LE PHILOSOPHE

À la mémoire de mon père, philosophe et guide.

IL EST UNE EXPÉRIENCE a priori qui permet et détermine les autres expériences dans leur multiplicité relative1. Cette expérience a priori dans le champ du religieux et dans le champ du poétique est donnée mais pour la philosophie, il en va différemment à cause de son vide. Ce n’est que philosophiquement que l’expérience a priori est initialement vide. Dans le champ du religieux, elle n’arrive à l’être que dans les confins, on ne sait pas si on l’atteint. Le mystique s’offre, il cherche le vide ; mais l’expérience religieuse est excessive parce qu’elle est terreur, peur et amour entrelacés.
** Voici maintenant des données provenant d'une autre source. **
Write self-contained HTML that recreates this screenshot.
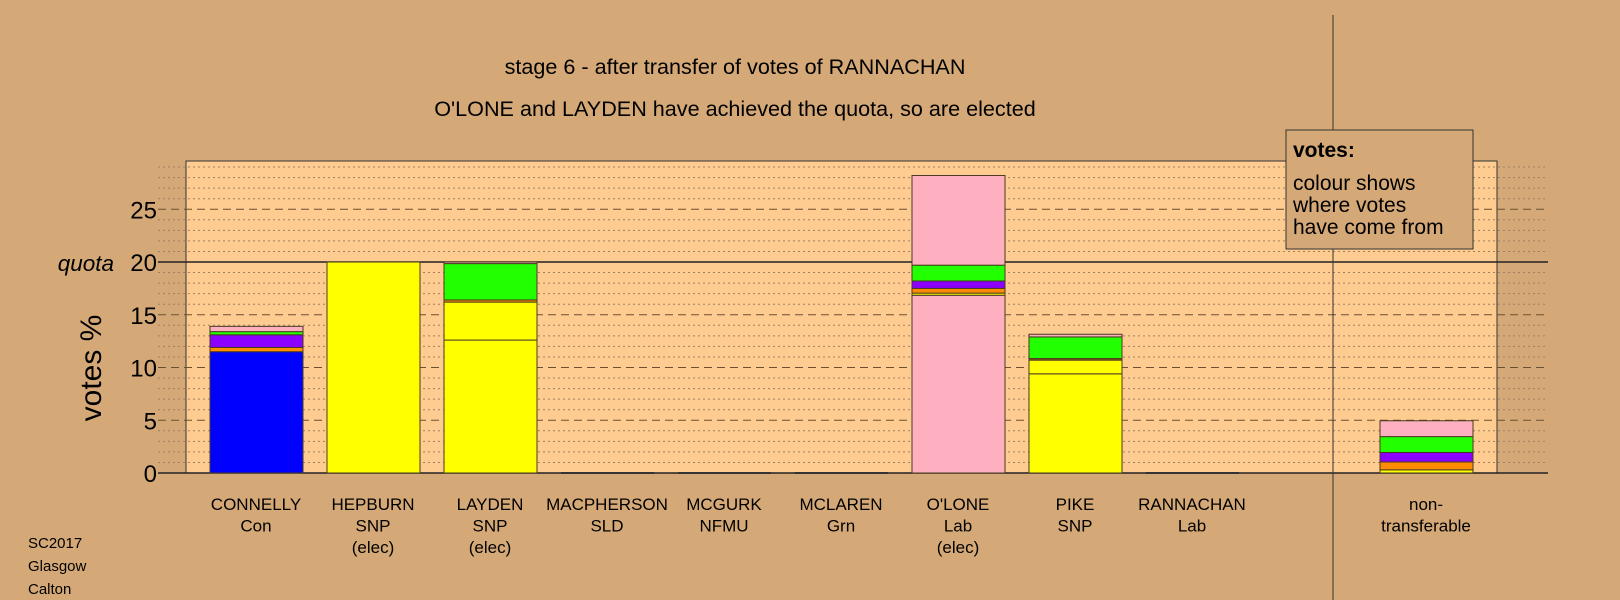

L’expérience poétique est un plein et un vide d’insuffisance. La poésie n’est jamais suffisante bien qu’elle soit excessive. C’est de là que vient sa souffrance, sa manière de souffrir du temps et de la parole, son angoisse à la fois de l’anéantissement et de la splendeur. Sa joie constitutive, toujours hédoniste, toujours portant le visage de l’hédonisme : sa libre chevelure, ses étoiles brillantes, son ciel mobile. Le ciel de la présence est mobile et c’est de là que vient sa recherche passionnée de l’étoile fixe — Sirius plutôt que l’étoile polaire, l’autre pôle.